Keywords: Bladder cancer; Bladder outlet obstruction; Inflammasomes; NLRP3; Urinary tract infection; Urothelial carcinoma.

Fig. 1

Domain structure of the components of the NLRP3 inflammasome. The NLRP3 inflammasome contains 3 components: 1) NLRP3 (the nod-like receptor), 2) ASC, and 3) procaspase-1. NLRP3 consists of 3 separate domains: a C-terminal LRR domain, a NACHT domain and an N-terminal PYD. ASC is composed of a PYD and a CARD, and is the adaptor protein that binds pro-caspase-1. Pro-caspase-1 has a CARD and 2 subunits (p20 and p10) which are cleaved to form active caspase-1 by the inflammasome.

Fig. 2

Priming of the NLRP3 inflammasome in the canonical pathway.

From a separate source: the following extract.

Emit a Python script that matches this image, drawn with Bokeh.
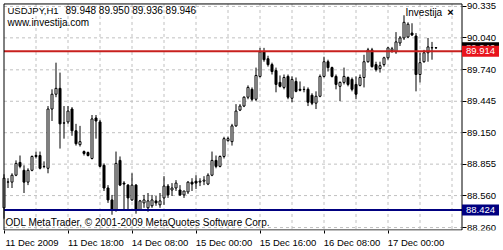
from bokeh.plotting import figure
from bokeh.models import ColumnDataSource, Range1d, FixedTicker, Label, PrintfTickFormatter, LinearAxis
from bokeh.core.properties import value
from bokeh.embed import file_html
from bokeh.resources import INLINE

# ---------------- data (USDJPY H1) ----------------
opens = [88.445, 88.686, 88.686, 88.751, 88.871, 88.797, 88.686, 88.797, 88.927, 88.936,
         88.834, 88.816, 89.372, 89.511, 89.566, 89.242, 89.251, 89.372, 89.168, 89.038,
         88.973, 88.964, 88.908, 89.288, 89.251, 88.844, 88.631, 88.519, 88.427, 88.890,
         88.677, 88.658, 88.519, 88.658, 88.427, 88.491, 88.445, 88.464, 88.510, 88.473,
         88.538, 88.649, 88.612, 88.631, 88.612, 88.566, 88.594, 88.686, 88.695, 88.686,
         88.695, 88.668, 88.751, 88.890, 88.834, 88.927, 89.075, 89.066, 89.214, 89.362,
         89.400, 89.483, 89.557, 89.464, 89.678, 89.909, 89.844, 89.789, 89.733, 89.622,
         89.575, 89.678, 89.473, 89.631, 89.557, 89.557, 89.557, 89.501, 89.427, 89.492,
         89.678, 89.816, 89.761, 89.678, 89.585, 89.622, 89.668, 89.650, 89.603, 89.594,
         89.668, 89.816, 89.927, 89.789, 89.751, 89.789, 89.853, 89.918, 89.909, 89.992,
         90.039, 90.048, 90.085, 90.057, 89.696, 89.816, 89.900, 89.946, 89.948]
highs = [88.760, 88.723, 88.769, 88.890, 88.936, 88.844, 88.816, 88.936, 88.973, 88.973,
         88.881, 89.400, 89.557, 89.807, 89.714, 89.400, 89.400, 89.390, 89.233, 89.214,
         88.983, 88.973, 89.316, 89.316, 89.270, 88.862, 88.658, 88.566, 88.973, 88.927,
         88.695, 88.668, 88.769, 88.668, 88.519, 88.566, 88.584, 88.566, 88.556, 88.584,
         88.742, 88.668, 88.677, 88.705, 88.658, 88.603, 88.695, 88.723, 88.751, 88.723,
         88.742, 88.769, 88.973, 88.936, 88.936, 89.112, 89.112, 89.233, 89.418, 89.418,
         89.492, 89.594, 89.575, 89.761, 89.946, 89.946, 89.872, 89.807, 89.761, 89.687,
         89.696, 89.696, 89.678, 89.668, 89.631, 89.585, 89.575, 89.520, 89.538, 89.696,
         89.863, 89.835, 89.770, 89.696, 89.631, 89.761, 89.678, 89.668, 89.678, 89.696,
         89.881, 89.946, 89.946, 89.816, 89.816, 89.863, 89.955, 89.955, 90.094, 90.057,
         90.252, 90.186, 90.177, 90.085, 89.900, 89.927, 90.039, 90.002, 89.950]
lows = [88.343, 88.631, 88.631, 88.742, 88.816, 88.584, 88.658, 88.788, 88.908, 88.806,
        88.816, 88.769, 89.260, 89.483, 89.001, 89.094, 89.233, 89.121, 89.029, 89.020,
        88.936, 88.927, 88.899, 89.094, 88.825, 88.603, 88.491, 88.380, 88.408, 88.649,
        88.417, 88.417, 88.510, 88.390, 88.417, 88.445, 88.408, 88.445, 88.464, 88.445,
        88.473, 88.538, 88.556, 88.603, 88.556, 88.538, 88.575, 88.603, 88.621, 88.649,
        88.658, 88.658, 88.742, 88.816, 88.825, 88.908, 89.066, 89.029, 89.205, 89.353,
        89.390, 89.464, 89.446, 89.446, 89.668, 89.816, 89.770, 89.696, 89.529, 89.575,
        89.557, 89.464, 89.436, 89.529, 89.538, 89.529, 89.400, 89.409, 89.372, 89.483,
        89.668, 89.724, 89.668, 89.557, 89.446, 89.603, 89.585, 89.538, 89.464, 89.585,
        89.575, 89.807, 89.761, 89.724, 89.714, 89.770, 89.835, 89.900, 89.890, 89.964,
        90.020, 90.039, 90.057, 89.538, 89.622, 89.807, 89.816, 89.835, 89.936]
closes = [88.723, 88.688, 88.751, 88.862, 88.834, 88.686, 88.797, 88.927, 88.936, 88.816,
          88.832, 89.372, 89.511, 89.566, 89.233, 89.240, 89.353, 89.168, 89.047, 89.066,
          88.955, 88.936, 89.279, 89.260, 88.834, 88.631, 88.519, 88.427, 88.862, 88.658,
          88.668, 88.538, 88.658, 88.427, 88.510, 88.519, 88.510, 88.519, 88.491, 88.510,
          88.649, 88.566, 88.631, 88.677, 88.566, 88.603, 88.686, 88.668, 88.677, 88.695,
          88.705, 88.751, 88.890, 88.834, 88.927, 89.094, 89.094, 89.214, 89.353, 89.400,
          89.483, 89.575, 89.464, 89.687, 89.909, 89.835, 89.789, 89.724, 89.603, 89.585,
          89.668, 89.483, 89.650, 89.538, 89.548, 89.555, 89.436, 89.427, 89.492, 89.678,
          89.816, 89.761, 89.678, 89.603, 89.622, 89.678, 89.603, 89.557, 89.511, 89.668,
          89.816, 89.927, 89.770, 89.742, 89.779, 89.853, 89.946, 89.937, 90.002, 90.039,
          90.186, 90.168, 90.067, 89.696, 89.807, 89.900, 89.955, 89.948, 89.946]

x_tick_bars = [0, 16, 32, 48, 64, 80, 96]
x_tick_labels = ["11 Dec 2009", "11 Dec 18:00", "14 Dec 08:00", "15 Dec 00:00",
                 "15 Dec 16:00", "16 Dec 08:00", "17 Dec 00:00"]
grid_bars = [8, 16, 24, 32, 40, 48, 56, 64, 72, 80, 88, 96, 104, 112]
y_ticks = [90.335, 90.040, 89.740, 89.445, 89.150, 88.855, 88.560, 88.260]
level_red = 89.914
level_blue = 88.424
last_close = 89.946
symbol_text = "USDJPY,H1"
ohlc_text = "89.948 89.950 89.936 89.946"
site_text = "www.investija.com"
copyright_text = "ODL MetaTrader, \u00a9 2001-2009 MetaQuotes Software Corp."
indicator_text = "Investija"

# ---------------- layout helpers (pixels -> data) ----------------
W, H = 503, 250
FRAME_H = 233                 # frame covers the whole width, x-axis labels below
PX_PER_BAR = 4.0
PX_PER_UNIT = 107.95
xs = -3.5 / PX_PER_BAR        # bar 0 centred at px 3.5
xe = xs + W / PX_PER_BAR
y_top = 90.335 + 6 / PX_PER_UNIT
y_bot = y_top - FRAME_H / PX_PER_UNIT
FONT = "Liberation Sans"
FS_AX = "9.5px"
FS_TX = "10px"

L_PX, T_PX, R_PX, B_PX = 3.5, 3.5, 461.5, 232.5   # chart border line centres


def px_x(px):
    return xs + px / PX_PER_BAR


def px_y(py):
    return y_top - py / PX_PER_UNIT


p = figure(width=W, height=H, x_range=Range1d(xs, xe), y_range=Range1d(y_bot, y_top),
           toolbar_location=None, output_backend="svg", title=None,
           y_axis_location=None, min_border_left=0, min_border_top=0,
           min_border_right=0, min_border_bottom=H - FRAME_H)
p.background_fill_color = "white"
p.border_fill_color = "white"
p.outline_line_color = None
p.xgrid.visible = False
p.ygrid.visible = False

# dashed grid, limited to the chart box
GRID = dict(line_color="#c0c0c0", line_dash="3 3", line_width=1)
p.segment(x0=[px_x(L_PX)] * len(y_ticks), x1=[px_x(R_PX)] * len(y_ticks),
          y0=y_ticks, y1=y_ticks, **GRID)
p.segment(x0=grid_bars, x1=grid_bars, y0=[px_y(T_PX)] * len(grid_bars),
          y1=[px_y(B_PX)] * len(grid_bars), **GRID)

# x axis: labels begin at the bar, so their centres are shifted right
shift = 7
xa = p.xaxis[0]
xa.ticker = FixedTicker(ticks=[b + shift for b in x_tick_bars], minor_ticks=x_tick_bars)
xa.major_label_overrides = {b + shift: t for b, t in zip(x_tick_bars, x_tick_labels)}
xa.major_tick_out = 0
xa.major_tick_in = 0
xa.minor_tick_out = 3
xa.minor_tick_in = 0
xa.minor_tick_line_color = "black"
xa.axis_line_color = None
xa.major_label_standoff = 3
xa.major_label_text_font = FONT
xa.major_label_text_font_size = FS_AX
xa.major_label_text_color = "black"

# price scale on the right edge of the chart box
ya = LinearAxis(fixed_location=px_x(R_PX))
ya.ticker = FixedTicker(ticks=y_ticks)
ya.formatter = PrintfTickFormatter(format="%.3f")
ya.major_tick_out = 4
ya.major_tick_in = 0
ya.major_tick_line_color = "black"
ya.minor_tick_out = 0
ya.minor_tick_in = 0
ya.axis_line_color = None
ya.major_label_standoff = 1
ya.major_label_text_font = FONT
ya.major_label_text_font_size = FS_AX
ya.major_label_text_color = "black"
p.add_layout(ya, "right")

# candles
idx = list(range(len(opens)))
up = [i for i in idx if closes[i] >= opens[i]]
dn = [i for i in idx if closes[i] < opens[i]]

wick = ColumnDataSource(dict(x=idx, h=highs, l=lows))
p.segment(x0="x", y0="l", x1="x", y1="h", source=wick, line_color="black", line_width=1)

src_up = ColumnDataSource(dict(x=up, top=[closes[i] for i in up], bottom=[opens[i] for i in up]))
src_dn = ColumnDataSource(dict(x=dn, top=[opens[i] for i in dn], bottom=[closes[i] for i in dn]))
p.vbar(x="x", width=0.5, top="top", bottom="bottom", source=src_up,
       fill_color="white", line_color="black", line_width=1)
p.vbar(x="x", width=0.5, top="top", bottom="bottom", source=src_dn,
       fill_color="black", line_color="black", line_width=1)

# horizontal levels
p.segment(x0=[px_x(L_PX)], x1=[px_x(R_PX)], y0=[level_red], y1=[level_red],
          line_color="#c8201e", line_width=2)
p.segment(x0=[px_x(L_PX)], x1=[px_x(R_PX)], y0=[level_blue], y1=[level_blue],
          line_color="#000080", line_width=2)

# chart box border
bx0 = [px_x(L_PX), px_x(L_PX), px_x(L_PX), px_x(R_PX)]
bx1 = [px_x(R_PX), px_x(R_PX), px_x(L_PX), px_x(R_PX)]
by0 = [px_y(T_PX), px_y(B_PX), px_y(T_PX), px_y(T_PX)]
by1 = [px_y(T_PX), px_y(B_PX), px_y(B_PX), px_y(B_PX)]
p.segment(x0=bx0, x1=bx1, y0=by0, y1=by1, line_color="black", line_width=1)

# price tags on the right scale (drawn in order: last price, red level, blue level)
for val, bg in ((last_close, "black"), (level_red, "#e8141c"), (level_blue, "#000080")):
    p.rect(x=[px_x(480)], y=[val], width=37, height=11, width_units="screen",
           height_units="screen", fill_color=bg, line_color=None)
    p.text(x=[px_x(480)], y=[val], text=["%.3f" % val], text_color="white",
           text_align="center", text_baseline="middle", text_font=value(FONT),
           text_font_size=value(FS_AX))

# texts inside the chart
def note(px, py, txt, size=FS_TX, style="normal", align="left"):
    p.add_layout(Label(x=px_x(px), y=px_y(py), text=txt, text_align=align,
                       text_baseline="middle", text_font=FONT, text_font_size=size,
                       text_font_style=style, text_color="black"))


note(7, 10, symbol_text, size=FS_AX)
note(65, 10, ohlc_text)
note(7, 22, site_text)
note(5, 225, copyright_text)
note(405, 12, indicator_text)
note(450, 12, "\u00d7", size="11px", style="bold", align="center")

open("out.html", "w").write(file_html(p, INLINE))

The canonical pathway of NLRP3 inflammasome activation requires a priming step. This occurs when a DAMP or PAMP (such as LPS) binds to a non-NLR receptor (such as TLR) or there is signaling though IL-1R or tumor necrosis factor receptor. The effect of this binding leads to further signaling through either NF-κB and/or BRCC36. Signaling through NF-κB leads to production of de novo pro-IL-1β and other components of the NLRP3 inflammasome while signaling through BRCC36 leads to deubiquination of existing NLRP3. Deubiquination then frees NLRP3 to be activated, i.e. “licenses” it for activation.

Fig. 3

Activation of the NLRP3 inflammasome in the canonical pathway. The second step of the canonical pathway is activation. DAMPs and PAMPs trigger this step and lead to activation of the NLRP3 inflammasome. Proposed cellular events involved include ROS, Ca²⁺ signaling, and, most likely, K⁺ efflux. Regardless, NLRP3 inflammasome assembly is initiated and the catalytic domain of the never in mitosis gene a-related kinase 7 interacts with the LRR domain of NLRP3 causing oligomerization through binding of NACHT domains (the figure depicts only a dimer for simplicity). This leads to NLRP3 binding to ASC and ASC in turn binding to pro-caspase-1. Pro-caspase-1 molecules in close proximity lead autocatalytic cleavage of pro-caspase-1 to caspase-1 (induced proximity). Activated caspase-1 then cleaves pro-IL-1β and pro-IL-18 into their active forms (IL-1β and IL-18). Caspase-1 also cleaves gasdermin D whose N-terminus is responsible for forming a pore that results in pyroptosis and the release of IL-1β and IL-18.

Fig. 4

Non-canonical pathway of NLRP3 inflammasome activation. NLRP3 activation in the noncanonical pathway requires activation of caspase-11 through direct binding to a cytosolic PAMP, like LPS, which then facilitates the oligomerization of the caspase. Caspase-11 can directly cleave gasdermin D and cause pyroptosis or can lead to the release of ATP that acts as a DAMP, stimulating K⁺ loss and the assembly of the NRP3 inflammasome with subsequent maturation of IL-1β and IL-18.

Fig. 5

Alternative pathway of NLRP3 inflammasome activation. The alternative pathway is the third mechanism of NLRP3 inflammasome activation. Similar to the canonical pathway's priming step, LPS binds to TLR4 that leads to upregulation of NLRP3 and pro-IL-1β through the NF-κB pathway. However, instead of the K⁺ efflux, NLRP3 inflammasome activation relies on toll/interleukin-1 receptor-domain-containing adapter-inducing interferon-β, receptor-interacting protein kinase 1, Fas-associated protein with death domain, and caspase-8 that are upregulated by the TLR4 signaling.

Fig. 6

NLRP3 inflammasome activation in BOO. The NLRP3 inflammasomes is thought to be activated by at least 3 repetitive insults during BOO: hypoxia/reperfusion, high pressure and increased stretching. Hypoxia/reperfusion leads to production of ROS, a known trigger for the inflammasome. Increased pressure and repetitive stretch both release ATP, a known NLRP3 DAMP. Furthermore, bladder stretching releases acetylcholine that can act back on cholinergic receptors to trigger release of more ATP. The increase in extracellular ATP caused by pressure, stretch, and acetylcholine can drive yet another positive feedback loop known as ATP-dependent ATP release. The result is a tremendous amount of extracellular ATP, which then serves as a trigger for NLRP3 activation.

Fig. 7

Immunohistochemistry localizing inflammasomes to the urothelium. Antibody staining of rat bladders for NLRP1, NLRP3, NLRP6, NLRP7, NLRP12, NLRC4, and AIM2 and photographed at high magnification. Differential staining demonstrates that each inflammasome preferentially localizes to the urothelium. Reprinted with permission from [19].